With complex, multi-layered canopies, old-growth and older-aged contiguous forests can buffer the effects of climate change because they maintain cooler summer temperatures (by as much as 2.5°C, or 3.2°F) compared to plantations and younger forests. Knowing that older forests could help bird species that are declining because of increased temperatures, land managers who provide large blocks of contiguous older habitat will likely help buffer murrelets against many of the predicted and negative changes in the forested landscape. Creating buffers to existing murrelet habitat will also be important for decreasing predation on their nests and minimizing the risk of wildfires.

Climate change is also predicted to alter ocean temperatures and the availability of prey within the murrelets’ range. The Northern California Current, which extends from southern British Columbia to southern California, has changed significantly over the last several decades because of shifts in large-scale oceanographic processes, such as winds and currents. Off the coast of Oregon, for example, extended warming periods occurred between 2013 and 2019, when warm surface temperatures prevented the upwelling of nutrient-rich waters from lower in the water column.

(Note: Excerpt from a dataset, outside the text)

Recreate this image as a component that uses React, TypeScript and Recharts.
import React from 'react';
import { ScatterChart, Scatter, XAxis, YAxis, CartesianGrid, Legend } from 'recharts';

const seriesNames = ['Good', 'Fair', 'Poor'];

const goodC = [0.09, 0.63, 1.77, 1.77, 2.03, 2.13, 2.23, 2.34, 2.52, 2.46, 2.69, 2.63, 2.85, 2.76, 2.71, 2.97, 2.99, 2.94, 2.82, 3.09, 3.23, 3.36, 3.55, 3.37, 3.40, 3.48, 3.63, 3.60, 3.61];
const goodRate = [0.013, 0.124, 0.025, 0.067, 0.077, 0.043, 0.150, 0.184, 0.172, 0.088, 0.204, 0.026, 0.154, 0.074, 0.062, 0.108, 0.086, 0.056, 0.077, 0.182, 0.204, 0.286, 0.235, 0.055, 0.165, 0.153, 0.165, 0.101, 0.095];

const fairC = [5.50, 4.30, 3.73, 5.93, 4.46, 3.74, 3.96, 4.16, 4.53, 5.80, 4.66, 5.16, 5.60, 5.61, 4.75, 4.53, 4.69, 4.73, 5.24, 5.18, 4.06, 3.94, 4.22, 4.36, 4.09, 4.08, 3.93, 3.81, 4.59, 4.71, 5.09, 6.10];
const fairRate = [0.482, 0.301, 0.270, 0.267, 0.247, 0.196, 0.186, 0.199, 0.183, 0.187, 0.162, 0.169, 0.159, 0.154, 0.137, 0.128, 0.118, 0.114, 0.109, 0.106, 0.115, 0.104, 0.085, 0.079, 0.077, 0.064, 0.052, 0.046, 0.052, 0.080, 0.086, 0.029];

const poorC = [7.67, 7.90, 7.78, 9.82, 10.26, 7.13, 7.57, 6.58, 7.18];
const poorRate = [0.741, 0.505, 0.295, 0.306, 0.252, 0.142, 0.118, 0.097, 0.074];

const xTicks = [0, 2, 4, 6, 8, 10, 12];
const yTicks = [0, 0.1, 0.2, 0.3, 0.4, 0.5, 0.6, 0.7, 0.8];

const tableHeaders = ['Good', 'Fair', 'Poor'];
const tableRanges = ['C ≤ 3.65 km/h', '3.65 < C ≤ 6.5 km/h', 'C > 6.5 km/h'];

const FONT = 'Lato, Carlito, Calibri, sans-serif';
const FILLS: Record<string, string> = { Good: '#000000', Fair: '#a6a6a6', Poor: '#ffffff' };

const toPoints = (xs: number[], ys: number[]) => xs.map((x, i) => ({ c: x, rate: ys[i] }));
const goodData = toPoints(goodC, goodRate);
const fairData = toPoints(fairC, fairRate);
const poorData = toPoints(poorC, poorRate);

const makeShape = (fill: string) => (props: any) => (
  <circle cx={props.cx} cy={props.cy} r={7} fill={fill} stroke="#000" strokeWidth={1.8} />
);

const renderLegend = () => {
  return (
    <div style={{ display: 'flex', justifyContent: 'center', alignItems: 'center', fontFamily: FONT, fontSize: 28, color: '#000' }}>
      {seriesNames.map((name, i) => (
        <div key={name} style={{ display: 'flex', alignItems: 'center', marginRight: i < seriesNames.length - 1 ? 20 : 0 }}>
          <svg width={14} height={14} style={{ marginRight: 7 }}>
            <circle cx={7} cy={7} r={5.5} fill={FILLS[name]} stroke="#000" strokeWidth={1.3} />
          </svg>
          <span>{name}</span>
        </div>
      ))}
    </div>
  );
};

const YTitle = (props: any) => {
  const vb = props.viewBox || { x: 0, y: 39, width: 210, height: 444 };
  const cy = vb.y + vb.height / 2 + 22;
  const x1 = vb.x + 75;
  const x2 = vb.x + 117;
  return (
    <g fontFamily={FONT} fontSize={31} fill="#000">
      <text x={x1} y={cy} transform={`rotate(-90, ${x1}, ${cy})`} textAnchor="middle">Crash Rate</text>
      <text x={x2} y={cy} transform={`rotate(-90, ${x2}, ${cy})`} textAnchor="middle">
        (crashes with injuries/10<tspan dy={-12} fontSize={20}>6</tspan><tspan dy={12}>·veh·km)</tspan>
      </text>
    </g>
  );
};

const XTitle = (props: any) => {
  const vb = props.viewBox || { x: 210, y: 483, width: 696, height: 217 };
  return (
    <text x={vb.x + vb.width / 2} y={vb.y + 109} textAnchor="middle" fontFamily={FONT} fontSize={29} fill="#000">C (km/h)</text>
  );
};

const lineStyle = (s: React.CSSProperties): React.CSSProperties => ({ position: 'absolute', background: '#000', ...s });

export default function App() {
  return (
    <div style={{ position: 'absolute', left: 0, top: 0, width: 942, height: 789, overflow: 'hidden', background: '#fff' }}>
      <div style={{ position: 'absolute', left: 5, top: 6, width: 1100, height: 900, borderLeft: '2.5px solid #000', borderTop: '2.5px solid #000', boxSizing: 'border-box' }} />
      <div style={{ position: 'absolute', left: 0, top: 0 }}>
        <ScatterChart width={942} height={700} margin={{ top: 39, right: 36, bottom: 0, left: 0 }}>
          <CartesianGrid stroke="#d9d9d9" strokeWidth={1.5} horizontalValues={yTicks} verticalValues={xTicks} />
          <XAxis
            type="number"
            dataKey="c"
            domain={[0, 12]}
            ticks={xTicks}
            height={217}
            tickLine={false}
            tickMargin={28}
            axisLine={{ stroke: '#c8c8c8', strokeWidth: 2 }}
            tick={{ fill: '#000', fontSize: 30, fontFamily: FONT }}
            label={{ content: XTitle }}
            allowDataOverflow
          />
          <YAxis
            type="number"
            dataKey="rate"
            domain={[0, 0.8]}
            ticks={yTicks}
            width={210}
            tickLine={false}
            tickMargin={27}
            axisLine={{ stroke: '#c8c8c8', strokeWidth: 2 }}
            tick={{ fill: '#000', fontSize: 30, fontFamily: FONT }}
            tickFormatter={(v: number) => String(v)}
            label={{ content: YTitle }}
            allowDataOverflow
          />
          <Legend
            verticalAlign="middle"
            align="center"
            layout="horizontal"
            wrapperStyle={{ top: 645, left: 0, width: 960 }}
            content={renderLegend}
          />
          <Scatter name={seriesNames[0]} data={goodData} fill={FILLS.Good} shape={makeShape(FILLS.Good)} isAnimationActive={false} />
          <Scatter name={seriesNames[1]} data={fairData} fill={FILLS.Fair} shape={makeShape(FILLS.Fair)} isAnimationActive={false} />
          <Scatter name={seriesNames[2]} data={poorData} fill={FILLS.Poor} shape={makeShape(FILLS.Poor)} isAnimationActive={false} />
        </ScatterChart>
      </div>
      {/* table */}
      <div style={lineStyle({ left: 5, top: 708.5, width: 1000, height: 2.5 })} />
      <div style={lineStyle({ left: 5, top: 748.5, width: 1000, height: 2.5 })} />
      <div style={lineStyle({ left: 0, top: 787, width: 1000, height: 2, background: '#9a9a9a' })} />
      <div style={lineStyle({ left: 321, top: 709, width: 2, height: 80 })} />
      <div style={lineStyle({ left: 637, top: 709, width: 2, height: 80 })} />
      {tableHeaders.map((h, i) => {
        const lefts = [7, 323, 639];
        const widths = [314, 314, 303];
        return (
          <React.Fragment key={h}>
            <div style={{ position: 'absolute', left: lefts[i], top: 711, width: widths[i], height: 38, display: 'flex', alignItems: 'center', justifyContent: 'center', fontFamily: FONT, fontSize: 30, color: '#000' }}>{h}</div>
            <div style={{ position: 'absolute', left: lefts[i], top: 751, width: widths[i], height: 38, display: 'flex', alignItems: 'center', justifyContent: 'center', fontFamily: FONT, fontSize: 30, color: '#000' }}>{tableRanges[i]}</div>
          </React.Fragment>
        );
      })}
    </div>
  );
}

This caused changes in the distribution and abundance of forage fish populations, which likely affected the productivity of murrelets and other marine species. These types of anomalous events are projected to increase in frequency and duration as climate change progresses.

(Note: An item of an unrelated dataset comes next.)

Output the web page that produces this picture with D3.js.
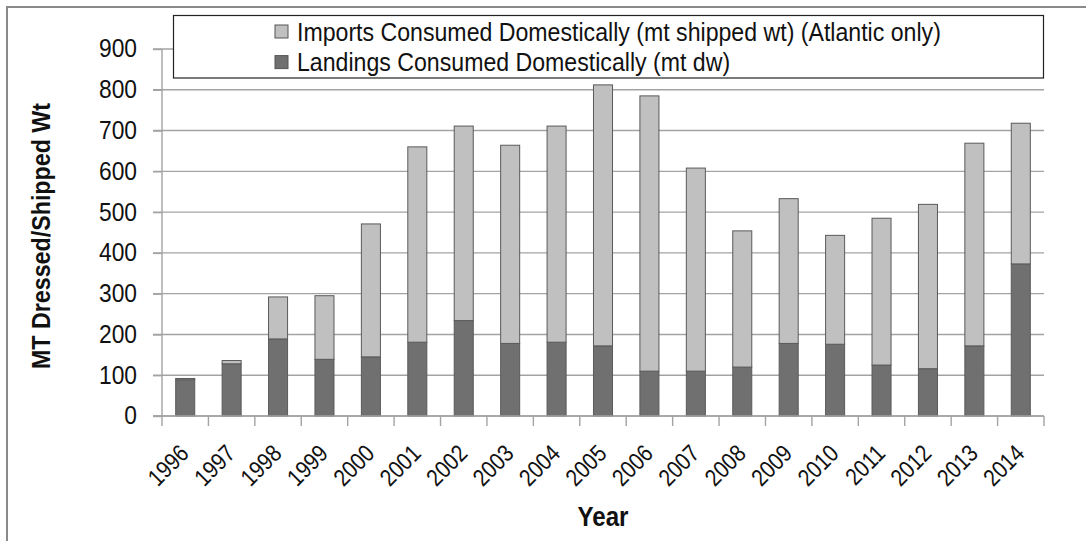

Current research in Oregon found that murrelets often forgo nesting and rarely fly inland during poor ocean years. In 2017–2019, few tagged murrelets flew inland to nest, likely precipitated by limited prey in close proximity to nesting sites, and many temporarily moved to areas with better foraging conditions in California. While managing climate change effects in marine waters is more difficult than on land, minimizing greenhouse gases and associated temperature increases may be a way to ameliorate changes to nearshore marine systems.

Murrelets connect the land and the sea when chicks deposit guano at their nest sites, providing a critical source of nitrogen to the forest, similar to salmon carcasses. For a species that is already facing threats from changing ocean conditions and loss and fragmentation of nesting habitat, an increase in climate stressors will only accelerate declines. Concurrent conservation measures will need to be taken in both the forest and ocean to ensure that this important split-habitat strategy species persists into the future.